Church officials investigate and sometimes pronounce on reports of such apparitions.

“Guided by the Magisterium of the Church, the sensus fidelium knows how to discern and welcome in these revelations whatever constitutes an authentic call of Christ or his saints to the Church,” the Catechism states.

The Vatican has approved 16 apparitions of Mary, according to MiracleHunter.com, which tracks them. They include Guadalupe, Mexico (1531); Lourdes, France (1858); Knock, Ireland (1879); and Fatima, Portugal (1917).

The website lists nine others that have been approved by a local bishop but have not been officially recognized by the Vatican. 

Michael O’Neill, who runs “The Miracle Hunter” website and is a member of the Mariological Society of America, told the Register he is curious to see how, under the new document, the Vatican deals with apparitions that have been approved by a local bishop but never commented on publicly by the Vatican, such as those in Champion, Wisconsin (1859); Akita, Japan (1973); Cuapa, Nicaragua (1980); and San Nicolas, Argentina (starting in 1983).

“That will be interesting to me going forward, with how this document will be retrofit to those situations,” O’Neill said.

Dodd, who is also a member of the International Pontifical Marian Academy, said Catholics wondering about how much confidence they should have in various reported apparitions may get an answer from Rome relatively soon.

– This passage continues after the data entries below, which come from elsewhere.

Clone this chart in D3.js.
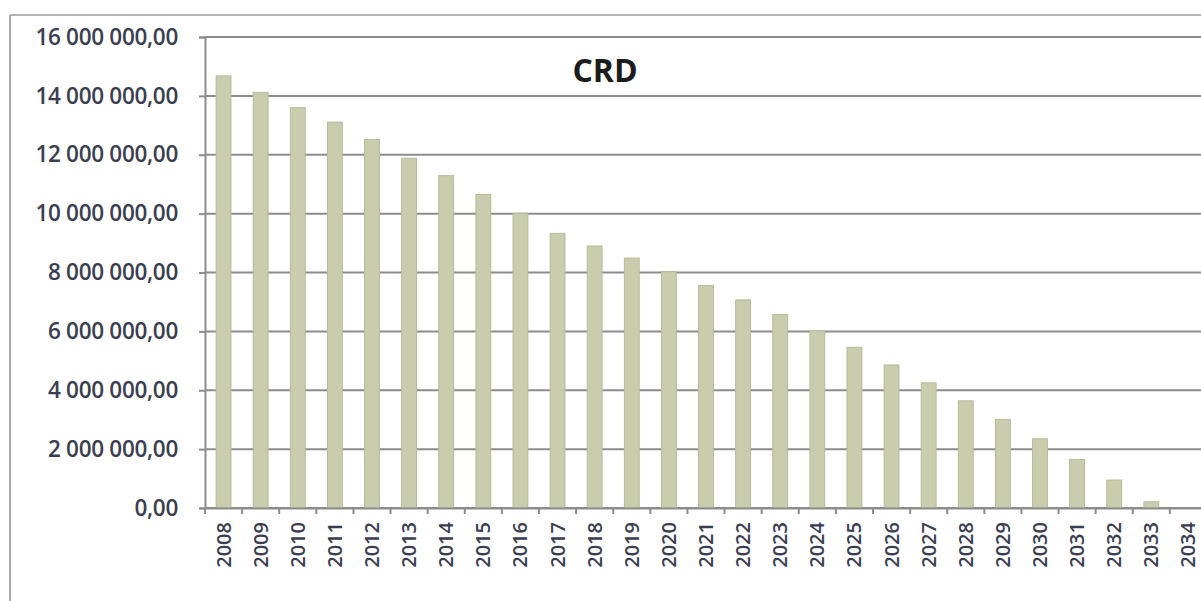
<!DOCTYPE html>
<html>
<head>
<meta charset="utf-8">
<script src="https://cdn.jsdelivr.net/npm/d3@7"></script>
<style>
  body { margin: 0; background: #fff; }
  svg { display: block; }
</style>
</head>
<body>
<div id="chart"></div>
<script>
// Données (capital restant dû)
const annees = ["2008", "2009", "2010", "2011", "2012", "2013", "2014", "2015", "2016",
  "2017", "2018", "2019", "2020", "2021", "2022", "2023", "2024", "2025", "2026",
  "2027", "2028", "2029", "2030", "2031", "2032", "2033", "2034"];
const crd = [14680000, 14120000, 13600000, 13110000, 12520000, 11880000, 11290000, 10650000,
  10010000, 9330000, 8900000, 8490000, 8030000, 7560000, 7070000, 6570000, 6020000,
  5460000, 4860000, 4250000, 3640000, 3010000, 2350000, 1650000, 950000, 210000, 0];
const graduations = [0, 2000000, 4000000, 6000000, 8000000, 10000000, 12000000, 14000000, 16000000];
const titre = "CRD";

const width = 1201;
const height = 601;
const marginLeft = 205;
const marginTop = 37;
const plotBottom = 508;
const plotRight = 1207; // le graphique dépasse du cadre à droite

const locale = d3.formatLocale({ decimal: ",", thousands: "\u00a0", grouping: [3], currency: ["", "€"] });
const fmt = locale.format(",.2f");

const svg = d3.select("#chart").append("svg")
  .attr("width", width)
  .attr("height", height);

// Cadre extérieur
svg.append("line").attr("x1", 10).attr("x2", width).attr("y1", 15).attr("y2", 15)
  .attr("stroke", "#b4b4b4").attr("stroke-width", 2);
svg.append("line").attr("x1", 10).attr("x2", 10).attr("y1", 15).attr("y2", height)
  .attr("stroke", "#a8a8a8").attr("stroke-width", 2);

const x = d3.scaleBand().domain(annees).range([marginLeft, plotRight])
  .paddingInner(0.6).paddingOuter(0.3);
const y = d3.scaleLinear().domain([0, 16000000]).range([plotBottom, marginTop]);

// Grille horizontale
svg.append("g")
  .selectAll("line")
  .data(graduations)
  .join("line")
  .attr("x1", marginLeft)
  .attr("x2", plotRight)
  .attr("y1", d => y(d))
  .attr("y2", d => y(d))
  .attr("stroke", "#8c8c8c")
  .attr("stroke-width", 2);

// Barres
svg.append("g")
  .selectAll("rect")
  .data(crd)
  .join("rect")
  .attr("x", (d, i) => x(annees[i]))
  .attr("y", d => y(d))
  .attr("width", x.bandwidth())
  .attr("height", d => y(0) - y(d))
  .attr("fill", "#c9ccad")
  .attr("stroke", "#b7bb98")
  .attr("stroke-width", 1);

// Axe Y
const axeY = svg.append("g")
  .attr("transform", `translate(${marginLeft},0)`)
  .call(d3.axisLeft(y).tickValues(graduations).tickFormat(fmt).tickSize(6).tickPadding(21));
axeY.select(".domain").attr("stroke", "#8c8c8c").attr("stroke-width", 2);
axeY.selectAll(".tick line").attr("stroke", "#8c8c8c").attr("stroke-width", 2);
axeY.selectAll("text")
  .attr("fill", "#3b3e50")
  .style("font-family", "'Open Sans', sans-serif")
  .style("font-size", "22.5px")
  .style("font-weight", 600)
  .style("letter-spacing", "-0.3px");

// Axe X
const axeX = svg.append("g")
  .attr("transform", `translate(0,${plotBottom})`)
  .call(d3.axisBottom(x).tickSize(0).tickPadding(14));
axeX.select(".domain").attr("stroke", "#8c8c8c").attr("stroke-width", 2);
axeX.selectAll("text")
  .attr("transform", "rotate(-90)")
  .attr("text-anchor", "end")
  .attr("dx", "-14px")
  .attr("dy", "0.35em")
  .attr("y", 0)
  .attr("fill", "#3b3e50")
  .style("font-family", "'Open Sans', sans-serif")
  .style("font-size", "20px")
  .style("font-weight", 600);

// Petites graduations entre les catégories
svg.append("g")
  .selectAll("line")
  .data(annees)
  .join("line")
  .attr("x1", d => x(d) - x.step() * 0.3)
  .attr("x2", d => x(d) - x.step() * 0.3)
  .attr("y1", plotBottom)
  .attr("y2", plotBottom + 6)
  .attr("stroke", "#8c8c8c")
  .attr("stroke-width", 2);

// Titre
svg.append("text")
  .attr("x", 605)
  .attr("y", 82)
  .attr("text-anchor", "middle")
  .attr("fill", "#1c1c1c")
  .style("font-family", "'Open Sans', sans-serif")
  .style("font-size", "32px")
  .style("font-weight", 700)
  .text(titre);
</script>
</body>
</html>
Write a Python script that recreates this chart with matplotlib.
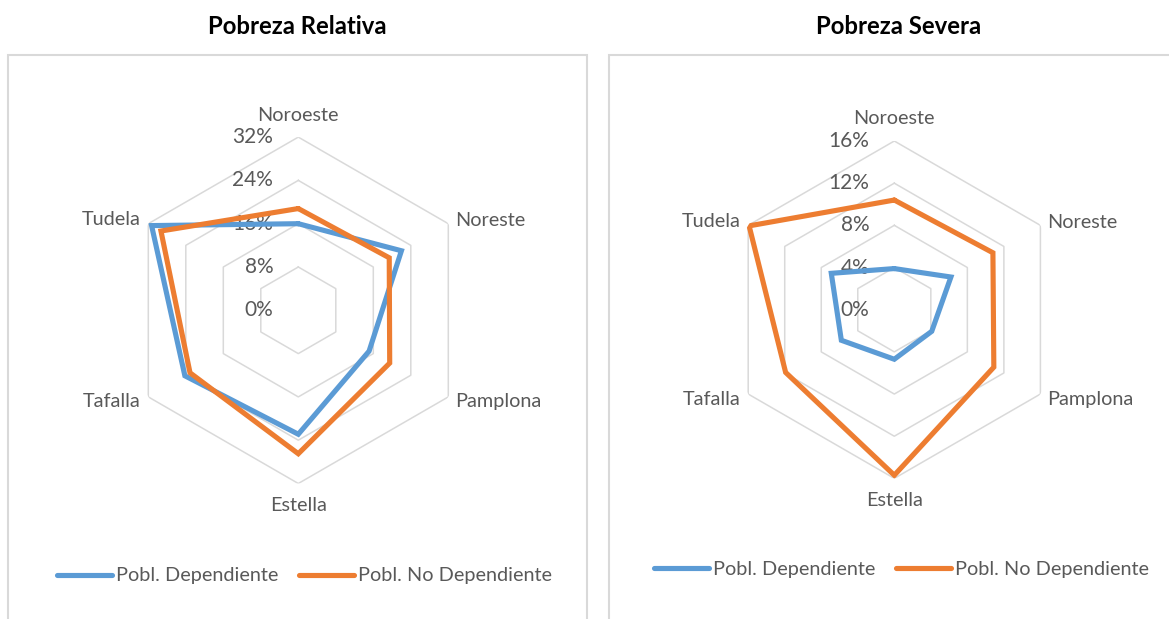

“This is an opportunity for getting a clear statement. And I think that the document is going to be applied, probably quickly, to certain unapproved apparitions, to give them some kind of statement,” Dodd said. “It gives discernment to the faithful in how to approach situations and messages.”

One such situation is Medjugorje, a village in Bosnia and Herzegovina where six people have reported visitations by the Blessed Virgin since 1981. About a million a people a year visit the site. 

Medjugorje has a unique status in the Catholic Church. The Church has never endorsed the apparitions at either the diocesan or Vatican level, but in May 2019 Pope Francis approved Medjugorje as a pilgrimage site.

Catholic apologist and author Jimmy Akin told the Register he thinks Medjugorje may be the impetus for the new apparitions document from the Dicastery for the Doctrine of the Faith.

“I strongly suspect that the need to resolve the Medjugorje case was a principal reason for the revision of the norms, as the DDF appears to have found it hard to classify under the old system,” said Akin, a Register contributor.

“I thus suspect that we may get a ruling on it in the near future, and that ruling is likely to be the third — Curatur (‘It is to be attended to’) — which applies to a phenomenon that has ‘various or significant critical [i.e., negative] elements’ but has nevertheless ‘spread widely’ and is connected with ‘verifiable spiritual fruits,’” he said.

Medjugorje has drawn devotees and skeptics within the Church, each side using Church standards to make a case.

It’s an example of how purported apparitions are often messy — even in widely accepted appearances of Mary, for instance, seers sometimes disagree on what they heard or describe it inadequately.

With that in mind, Dodd said the new apparitions document embodies a theme of Pope Francis’ pontificate — “accompaniment.”

“This document,” she said, “accompanies really everybody — the bishops, the alleged visionaries and the faithful — in walking in discernment, that we don’t have to have the perfect answer at the start.”